Turkish Çilbir
This savory breakfast of poached eggs and yogurt dates back to the days of the Ottoman Empire.

Ingredients
- 3 tbs. extra-virgin olive oil
- 2 tsp. red-pepper flakes
- 1 cup full-fat Greek yogurt, divided
- 1 large garlic clove, minced
- 2 large organic, pasture-raised eggs
- 1 tbs. white-wine or apple-cider vinegar
- Pinch of sea salt
- 2 tbs. fresh dill, torn
- 2 slices toasted bread, to serve
Directions
STEP 1
Fill a medium saucepan with water and place over medium-high heat to bring to a boil.
STEP 2
While the water is coming to a boil, set a smaller pan over medium heat and add the olive oil. Let the oil warm up for a couple of minutes, then stir in the red-pepper flakes and cook until the flakes are sizzling, about five minutes. Remove from the heat.
STEP 3
In a medium bowl, combine the yogurt and garlic, then spread it in two low serving bowls, creating an indentation in the center of each.
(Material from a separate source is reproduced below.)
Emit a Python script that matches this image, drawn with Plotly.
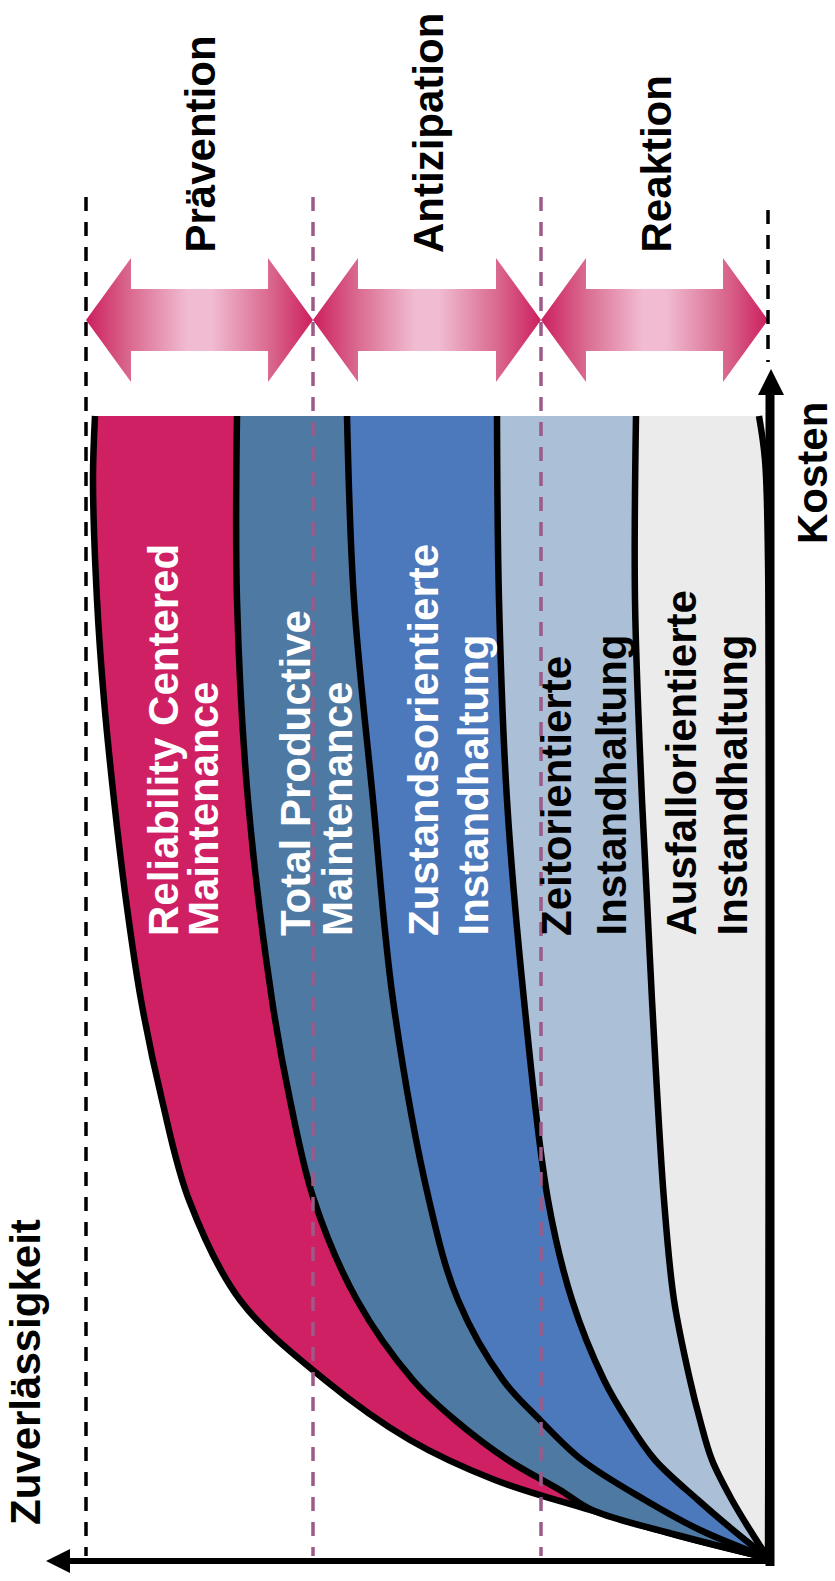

Drizzle with some of the chili oil.
STEP 4
Crack each egg into a ramekin.
STEP 5
Add the vinegar to the boiling water. Use a large spoon to stir the water in a circle, creating a vortex, then slip an egg into the center.
STEP 6
Reduce the heat to medium for a bare simmer and cook for about three minutes, until the whites are firm.
STEP 7
Use a slotted spoon to scoop out the egg and blot with a clean towel to dry.
STEP 8
Create another vortex in the simmering water and repeat with the other egg.
STEP 9
Top each yogurt bowl with a poached egg, a pinch of salt, and some torn fresh dill. Serve with toasted bread of choice.